Self-Certification Mortgages
If you are unable to prove your income, then a self certified mortgage could be the answer. This type of mortgage is particularly useful for freelancers and the self-employed as their earnings may be irregular and so do not meet normal lending criteria. The traditional route these groups of people to arrange a mortgage was to present three years of trading accounts. However, this can be difficult in many cases, and even if these accounts are available, they may be written in such as way as to minimise tax and thus show a smaller income figure.
A self certified mortgage allows you to declare your own income on the application without having to provide the evidence that is usually required when applying for a mortgage. However, even without providing accounts you may be asked to have an accountant back up your statement. The lender will also carry out a credit check and credit score. In some cases, they may request a lender reference or landlord's reference.

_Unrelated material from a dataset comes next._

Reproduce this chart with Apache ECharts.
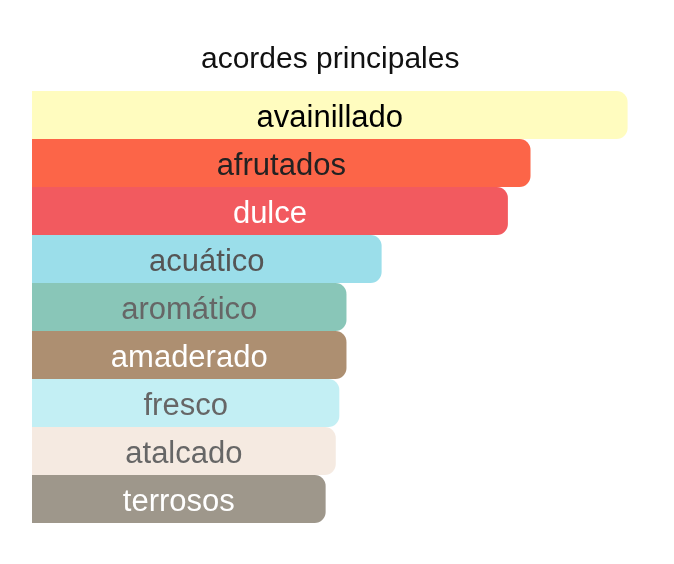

The amount you can borrow is based on you and your partner's annual income, along with any bonuses, commission, second income, pension and so on. Self-certification mortgages almost always require a higher deposit: a loan-to value of 75% is usual, although in some cases, lenders will lend up to 90% of the property's value. The good news is that because you are putting down a sizeable deposit, your word will be taken rather than having a lender examine your financial life in detail.
As a self certification mortgage poses a higher risk to lenders, this is reflected in the interest rate you will be expected to pay. Although this will be slightly higher than normal, rates are still generally competitive. The larger the deposit you can put down, the better rate you will pay.
Self-certification mortgages are not designed as a means to be dishonest or inflate income in order to achieve a bigger loan.